You never told me there was wind resistance.

 

[TumTum]

You never told me there was wind resistance.

Each new question continues on from the previous ones

 

[Varun]

Equator?

Well, he's 1 mile east of where he started, so unless he started one one of the latitudes or the equator, he can't have ended up where he started

The point at the end of infinity (A valid term and concept in Projective Geometry)

All three answers are wrong.

A HINT: It is not related to latitudes. Instead , to circumference of ____.

 

[TumTum]

All three answers are wrong.

A HINT: It is not related to latitudes. Instead , to circumference of ____.

Circle? :what

 

[ZoraxDoom]

Okay, therefore F=4(v^2)

4(v^2) = 627.84
v^2 = 156.96
v = 12.528 m/s


ma = mg - k(v^2)

we need v and time in the equation

so m.v/t = mg - kv^2

mv/t as it's basically v-u/t as the object is released from rest.

m.v/t = mg - kv^2

v = y
t = x

m.y/x = mg - ky^2

Yea, I think I'm stuck Didn't even get into the differentials yet, kinda not sure what to do here. Should go over my maths portion again sometime soon.

 

[Kshitiz_Indian]

Zorax, in the differential equation,

dv/dt = -g

modify it to say

dv/dt = -g + k(v^2)

Now you can solve this equation. Of course there will be a time when the velocity will be such that acceleration will be zero, which should also be shown by the resultant equation.

 

[TumTum]

LOL I can see that.

Use 95% of that Maximum speed to find the time, as t = infinity when the object will reach max speed (so never). You can imagine it will be like a y=-e^(-t)+Vmax graph, a horizontal asymptote at Vmax.

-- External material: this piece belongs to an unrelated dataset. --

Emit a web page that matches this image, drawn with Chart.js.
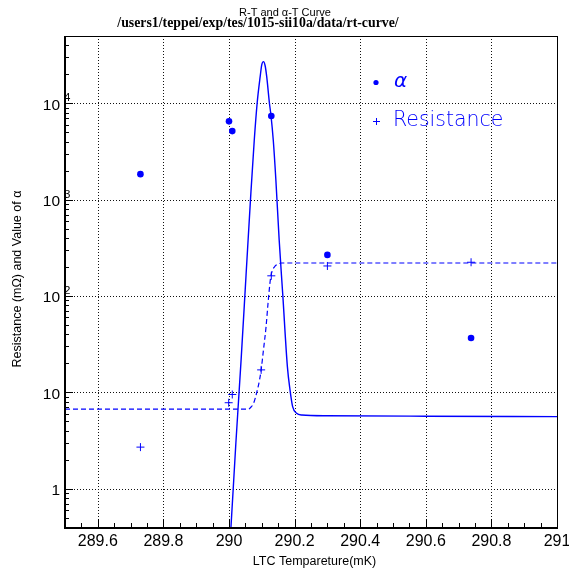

For non-homo (not gay :laugh) DE's, basically:
1- Make R = dx/dt, Hence 'a' or dx^2/d^2t = R^2. (dx^3/d^3t = R^3 etc...)
2- Rearrange to make R^2 + R + constant = 0 (quadratic equation)
Hint - You will not have R, as it will be squared anyway.
3- Solve for R.
4- y=-e^(-at)(cosb+isinb)+C where C=constant & R=a+ib (hint: b=0, as the solution is real )
5- Put in the initial conditions & solve for C. (y=0 m/s when t=0) (so basically C=12.528 m/s :laugh)
6- Now find the time when the speed is 95% of its max.

For #6, you can either use a graphics calculator or use natural log.

TumTum added 6 Minutes and 7 Seconds later...

Of course there will be a time when the velocity will be such that acceleration will be zero, which should also be shown by the resultant equation.

Velocity will only reach 12.528m/s when t=infinity.

That is the beauty of this question, the acceleration is never constant.

This can represent a real life situation where a person is sky diving with a parachute. He will get faster very quickly after jumping, but after a while he will still go faster and faster but will happen much slower. Acceleration is at its highest at the start, and slowly crawls to 0 as you reach but never reach the velocity threshold.

 

[Abhas]

All three answers are wrong.

A HINT: It is not related to latitudes. Instead , to circumference of ____.

Did he start 1 mile above the south pole?

 

[Varun]

Did he start 1 mile above the south pole?

Pretty Close. But not exactly correct. Instead he started 1 mile above a latitude. Is this hint enough?

 

[Kshitiz_Indian]

I have absolutely no idea but I'll have a guess he started 1 mile above the equator?

 

[Abhas]

I mile under the north pole?

 

[TumTum]

Magnetic North Pole? :confused:

 

[Abhas]

Ok, I think I got it.. He was 1 mile north of a latitude that was 1 mile in circumference.
He goes 1 mile south, to the latitude, and does 1 mile east, thus, goes around the latitude and reaches the same place. Then goes 1 mile north to the same place where he started.